--- START ---

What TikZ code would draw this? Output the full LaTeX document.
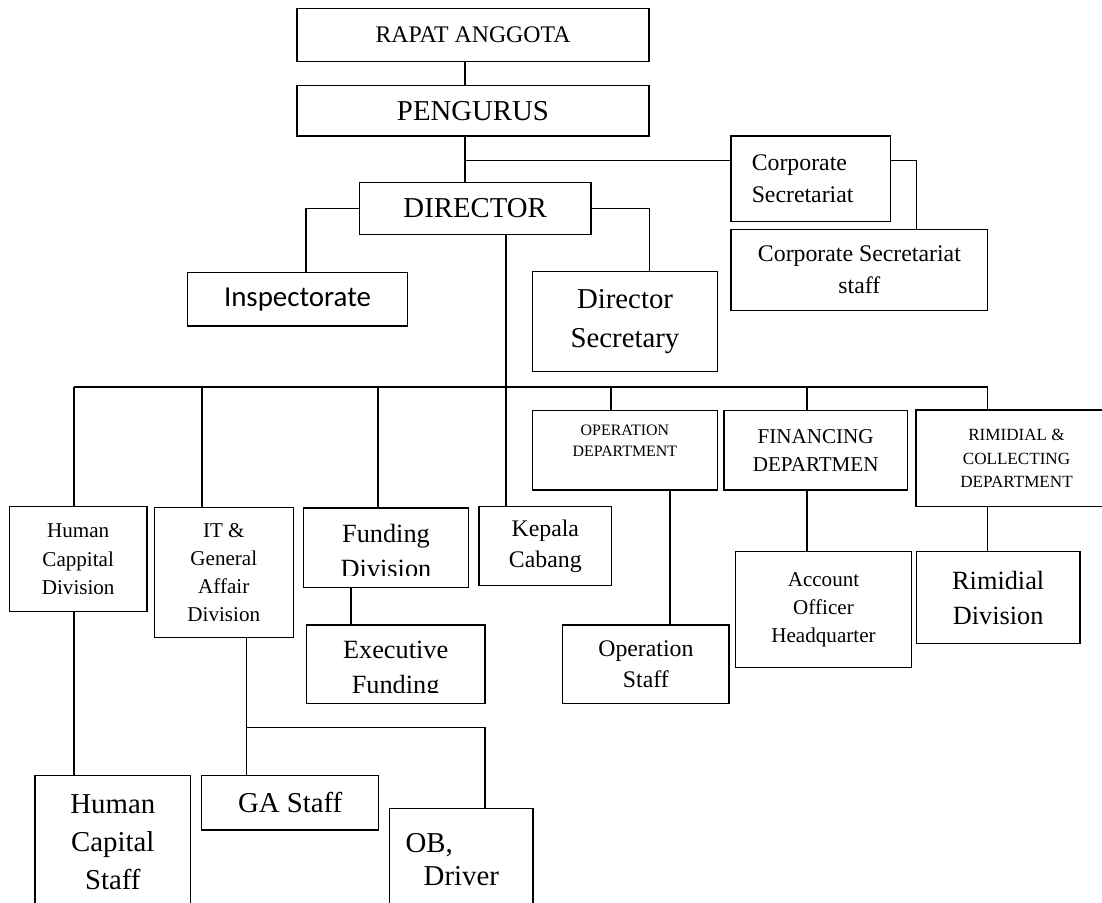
\documentclass[tikz,border=0pt]{standalone}
\usepackage{fontspec}
\setmainfont{Liberation Serif}
\newfontfamily\calibrifont{Carlito}

\begin{document}
\begin{tikzpicture}[x=1pt,y=-1pt,
  box/.style={draw,line width=1.3pt,inner sep=0pt,align=center},
  link/.style={draw,line width=1.1pt},
  txt29/.style={font=\fontsize{28.8}{38.3}\selectfont},
  txt26/.style={font=\fontsize{26.3}{35}\selectfont},
  txt24/.style={font=\fontsize{23.8}{31.7}\selectfont},
  txt21/.style={font=\fontsize{21.1}{28.2}\selectfont},
  txt17/.style={font=\fontsize{17.1}{23.5}\selectfont},
  txt16/.style={font=\fontsize{15.9}{20.8}\selectfont}]
  \useasboundingbox (0,0) rectangle (1102,902);
  \clip (0,0) rectangle (1102,902);

  % board and director
  \node[box,txt24,minimum width=352,minimum height=53.4] (rapat) at (473,35) {RAPAT ANGGOTA};
  \node[box,txt29,minimum width=352,minimum height=50.3] (peng) at (473,110.9) {PENGURUS};
  \node[box,txt29,minimum width=231.7,minimum height=51.6] (dir) at (475.2,208.5) {DIRECTOR};
  \node[box,txt24,align=left,text width=117.9pt,inner xsep=20.7pt,minimum height=85.7] (cs) at (810.7,178.9) {Corporate\\Secretariat};
  \node[box,txt24,minimum width=256.7,minimum height=81.4] (css) at (859.4,270) {Corporate Secretariat\\staff};
  \node[box,font=\calibrifont\fontsize{28.9}{35}\selectfont,minimum width=220.4,minimum height=53.3] (insp) at (297.5,299.4) {Inspectorate};
  \node[box,txt29,minimum width=184.6,minimum height=100] (dsec) at (625,321.7) {Director\\Secretary};

  % departments
  \node[box,minimum width=184.5,minimum height=79.3] (op) at (624.9,450.4) {};
  \node[txt16,inner sep=0pt,align=center] (op-t) at (624.9,441) {OPERATION\\DEPARTMENT};
  \node[box,txt21,minimum width=183.7,minimum height=79.3] (fin) at (815.7,450.4) {FINANCING\\DEPARTMEN};
  \node[box,txt17,minimum width=201,minimum height=96.7] (rim) at (1016.5,458.4) {RIMIDIAL \&\\COLLECTING\\DEPARTMENT};

  % divisions
  \node[box,txt21,minimum width=137.8,minimum height=105] (hcd) at (78.2,559.2) {Human\\Cappital\\Division};
  \node[box,txt21,minimum width=138.9,minimum height=129.6] (it) at (223.8,572.5) {IT \&\\General\\Affair\\Division};
  \node[box,minimum width=164.5,minimum height=79.5] (fund) at (386,547.8) {};
  \node[box,txt24,minimum width=132.5,minimum height=79] (kep) at (545.3,546.2) {Kepala\\Cabang};
  \node[box,minimum width=178.8,minimum height=78.3] (exec) at (395.6,664.2) {};
  \node[box,txt24,minimum width=166.3,minimum height=78.3] (ops) at (645.9,664.2) {Operation\\Staff};
  \node[box,txt21,minimum width=176.3,minimum height=116] (ao) at (823.5,609.7) {Account\\Officer\\Headquarter};
  \node[box,txt26,minimum width=163.6,minimum height=92] (rd) at (998.2,597.7) {Rimidial\\Division};

  % staff
  \node[box,txt29,minimum width=155.5,minimum height=132.6] (hcs) at (112.8,842) {Human\\Capital\\Staff};
  \node[box,txt29,minimum width=176.8,minimum height=54.3] (ga) at (290.2,802.9) {GA Staff};
  \node[box,font=\fontsize{28.8}{33.5}\selectfont,minimum width=143.5,minimum height=101.6] (ob) at (461.3,859.5) {OB,\hspace*{64pt}\\Driver};

  % text cut off by its box
  \begin{scope}
    \clip (fund.north west) rectangle ([yshift=12.5pt]fund.south east);
    \node[txt26,inner sep=0pt,align=center] (fund-t) at (386,551) {Funding\\Division};
  \end{scope}
  \begin{scope}
    \clip (exec.north west) rectangle ([yshift=11.6pt]exec.south east);
    \node[txt26,inner sep=0pt,align=center] (exec-t) at (395.6,670) {Executive\\Funding};
  \end{scope}

  % connectors
  \draw[link] ([xshift=-8pt]rapat.south) -- ([xshift=-8pt]peng.north);
  \draw[link] ([xshift=-8pt]peng.south) coordinate (pd) -- (pd |- dir.north);
  \draw[link] ([yshift=18.6pt]cs.west) coordinate (csw) -- (csw -| pd);
  \draw[link] ([yshift=18.6pt]cs.east) -| ([xshift=57pt]css.north);
  \draw[link] (dir.west) -| ([xshift=8.5pt]insp.north);
  \draw[link] (dir.east) -| ([xshift=24.3pt]dsec.north);
  \draw[link] ([xshift=30.8pt]dir.south) coordinate (dd) -- (dd |- kep.north);
  \coordinate (busl) at (74,387);
  \coordinate (busr) at (987.7,387);
  \draw[link] (busl) -- (busr);
  \foreach \n/\x in {hcd/74,it/202,fund/378,op/611,fin/807,rim/987.7}
    \draw[link] (\x,387) -- (\n.north -| \x,387);
  \draw[link] ([xshift=-4.2pt]hcd.south) coordinate (hd) -- (hd |- hcs.north);
  \draw[link] ([xshift=22.6pt]it.south) coordinate (itd) -- (itd |- ga.north);
  \draw[link] (itd |- 0,727.3) -| ([xshift=23.7pt]ob.north);
  \draw[link] ([xshift=-35pt]fund.south) coordinate (fd) -- (fd |- exec.north);
  \draw[link] ([xshift=45.1pt]op.south) coordinate (od) -- (od |- ops.north);
  \draw[link] ([xshift=-8.7pt]fin.south) coordinate (fnd) -- (fnd |- ao.north);
  \draw[link] ([xshift=-28.8pt]rim.south) coordinate (rmd) -- (rmd |- rd.north);
\end{tikzpicture}
\end{document}
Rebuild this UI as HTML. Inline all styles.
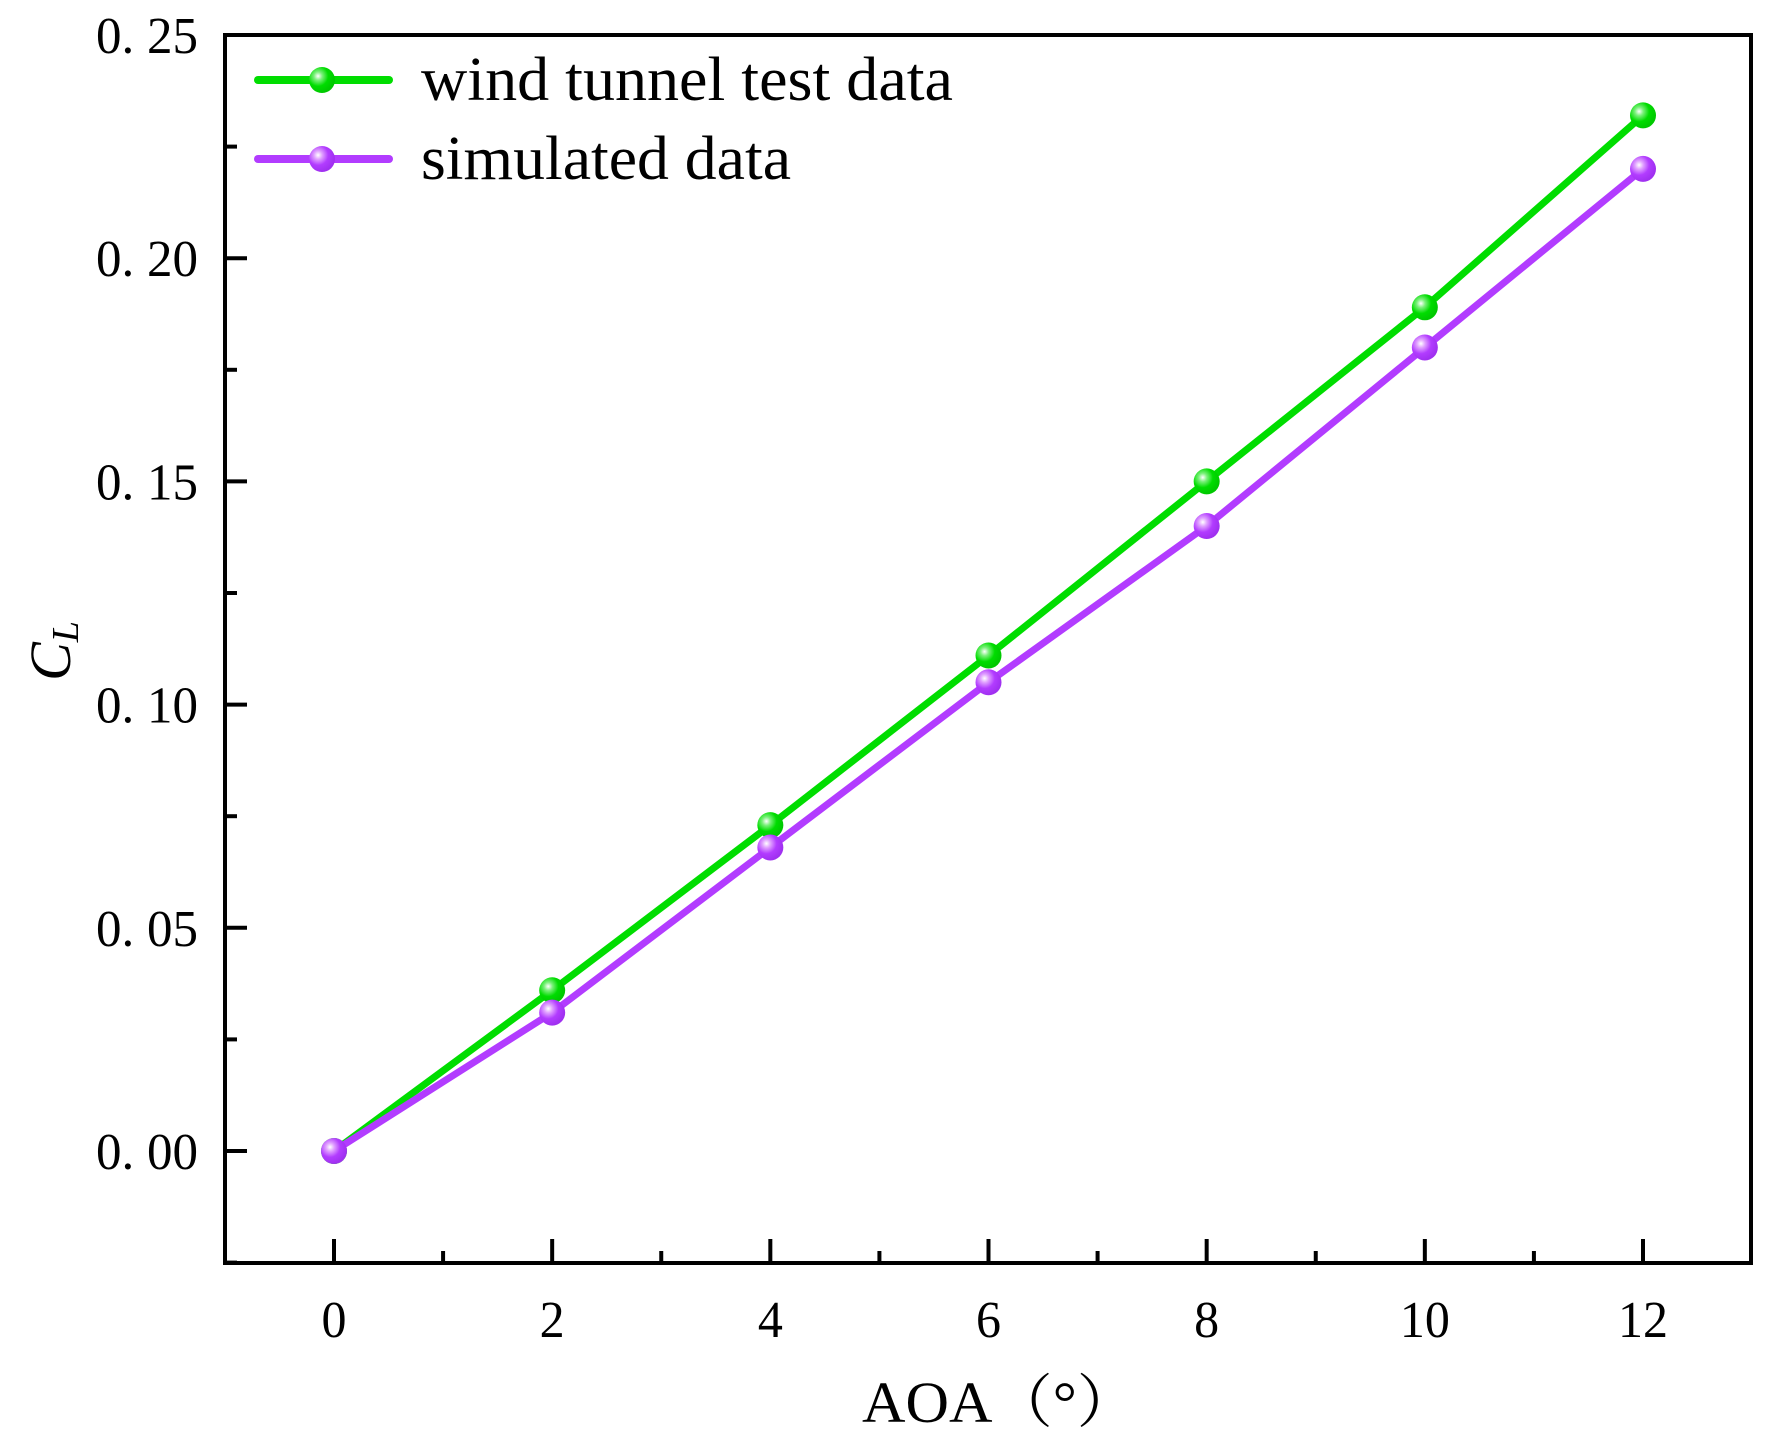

--- END ---

Prompt:
Every line above should be returned word for word, with the pictures left behind.

Result for this exercise:
What TikZ code would draw this? Output the full LaTeX document.
\documentclass[tikz,border=0pt]{standalone}
\usepackage{fontspec}
\setmainfont{Liberation Serif}
\newfontfamily\calibrifont{Carlito}

\begin{document}
\begin{tikzpicture}[x=1pt,y=-1pt,
  box/.style={draw,line width=1.3pt,inner sep=0pt,align=center},
  link/.style={draw,line width=1.1pt},
  txt29/.style={font=\fontsize{28.8}{38.3}\selectfont},
  txt26/.style={font=\fontsize{26.3}{35}\selectfont},
  txt24/.style={font=\fontsize{23.8}{31.7}\selectfont},
  txt21/.style={font=\fontsize{21.1}{28.2}\selectfont},
  txt17/.style={font=\fontsize{17.1}{23.5}\selectfont},
  txt16/.style={font=\fontsize{15.9}{20.8}\selectfont}]
  \useasboundingbox (0,0) rectangle (1102,902);
  \clip (0,0) rectangle (1102,902);

  % board and director
  \node[box,txt24,minimum width=352,minimum height=53.4] (rapat) at (473,35) {RAPAT ANGGOTA};
  \node[box,txt29,minimum width=352,minimum height=50.3] (peng) at (473,110.9) {PENGURUS};
  \node[box,txt29,minimum width=231.7,minimum height=51.6] (dir) at (475.2,208.5) {DIRECTOR};
  \node[box,txt24,align=left,text width=117.9pt,inner xsep=20.7pt,minimum height=85.7] (cs) at (810.7,178.9) {Corporate\\Secretariat};
  \node[box,txt24,minimum width=256.7,minimum height=81.4] (css) at (859.4,270) {Corporate Secretariat\\staff};
  \node[box,font=\calibrifont\fontsize{28.9}{35}\selectfont,minimum width=220.4,minimum height=53.3] (insp) at (297.5,299.4) {Inspectorate};
  \node[box,txt29,minimum width=184.6,minimum height=100] (dsec) at (625,321.7) {Director\\Secretary};

  % departments
  \node[box,minimum width=184.5,minimum height=79.3] (op) at (624.9,450.4) {};
  \node[txt16,inner sep=0pt,align=center] (op-t) at (624.9,441) {OPERATION\\DEPARTMENT};
  \node[box,txt21,minimum width=183.7,minimum height=79.3] (fin) at (815.7,450.4) {FINANCING\\DEPARTMEN};
  \node[box,txt17,minimum width=201,minimum height=96.7] (rim) at (1016.5,458.4) {RIMIDIAL \&\\COLLECTING\\DEPARTMENT};

  % divisions
  \node[box,txt21,minimum width=137.8,minimum height=105] (hcd) at (78.2,559.2) {Human\\Cappital\\Division};
  \node[box,txt21,minimum width=138.9,minimum height=129.6] (it) at (223.8,572.5) {IT \&\\General\\Affair\\Division};
  \node[box,minimum width=164.5,minimum height=79.5] (fund) at (386,547.8) {};
  \node[box,txt24,minimum width=132.5,minimum height=79] (kep) at (545.3,546.2) {Kepala\\Cabang};
  \node[box,minimum width=178.8,minimum height=78.3] (exec) at (395.6,664.2) {};
  \node[box,txt24,minimum width=166.3,minimum height=78.3] (ops) at (645.9,664.2) {Operation\\Staff};
  \node[box,txt21,minimum width=176.3,minimum height=116] (ao) at (823.5,609.7) {Account\\Officer\\Headquarter};
  \node[box,txt26,minimum width=163.6,minimum height=92] (rd) at (998.2,597.7) {Rimidial\\Division};

  % staff
  \node[box,txt29,minimum width=155.5,minimum height=132.6] (hcs) at (112.8,842) {Human\\Capital\\Staff};
  \node[box,txt29,minimum width=176.8,minimum height=54.3] (ga) at (290.2,802.9) {GA Staff};
  \node[box,font=\fontsize{28.8}{33.5}\selectfont,minimum width=143.5,minimum height=101.6] (ob) at (461.3,859.5) {OB,\hspace*{64pt}\\Driver};

  % text cut off by its box
  \begin{scope}
    \clip (fund.north west) rectangle ([yshift=12.5pt]fund.south east);
    \node[txt26,inner sep=0pt,align=center] (fund-t) at (386,551) {Funding\\Division};
  \end{scope}
  \begin{scope}
    \clip (exec.north west) rectangle ([yshift=11.6pt]exec.south east);
    \node[txt26,inner sep=0pt,align=center] (exec-t) at (395.6,670) {Executive\\Funding};
  \end{scope}

  % connectors
  \draw[link] ([xshift=-8pt]rapat.south) -- ([xshift=-8pt]peng.north);
  \draw[link] ([xshift=-8pt]peng.south) coordinate (pd) -- (pd |- dir.north);
  \draw[link] ([yshift=18.6pt]cs.west) coordinate (csw) -- (csw -| pd);
  \draw[link] ([yshift=18.6pt]cs.east) -| ([xshift=57pt]css.north);
  \draw[link] (dir.west) -| ([xshift=8.5pt]insp.north);
  \draw[link] (dir.east) -| ([xshift=24.3pt]dsec.north);
  \draw[link] ([xshift=30.8pt]dir.south) coordinate (dd) -- (dd |- kep.north);
  \coordinate (busl) at (74,387);
  \coordinate (busr) at (987.7,387);
  \draw[link] (busl) -- (busr);
  \foreach \n/\x in {hcd/74,it/202,fund/378,op/611,fin/807,rim/987.7}
    \draw[link] (\x,387) -- (\n.north -| \x,387);
  \draw[link] ([xshift=-4.2pt]hcd.south) coordinate (hd) -- (hd |- hcs.north);
  \draw[link] ([xshift=22.6pt]it.south) coordinate (itd) -- (itd |- ga.north);
  \draw[link] (itd |- 0,727.3) -| ([xshift=23.7pt]ob.north);
  \draw[link] ([xshift=-35pt]fund.south) coordinate (fd) -- (fd |- exec.north);
  \draw[link] ([xshift=45.1pt]op.south) coordinate (od) -- (od |- ops.north);
  \draw[link] ([xshift=-8.7pt]fin.south) coordinate (fnd) -- (fnd |- ao.north);
  \draw[link] ([xshift=-28.8pt]rim.south) coordinate (rmd) -- (rmd |- rd.north);
\end{tikzpicture}
\end{document}
Rebuild this UI as HTML. Inline all styles.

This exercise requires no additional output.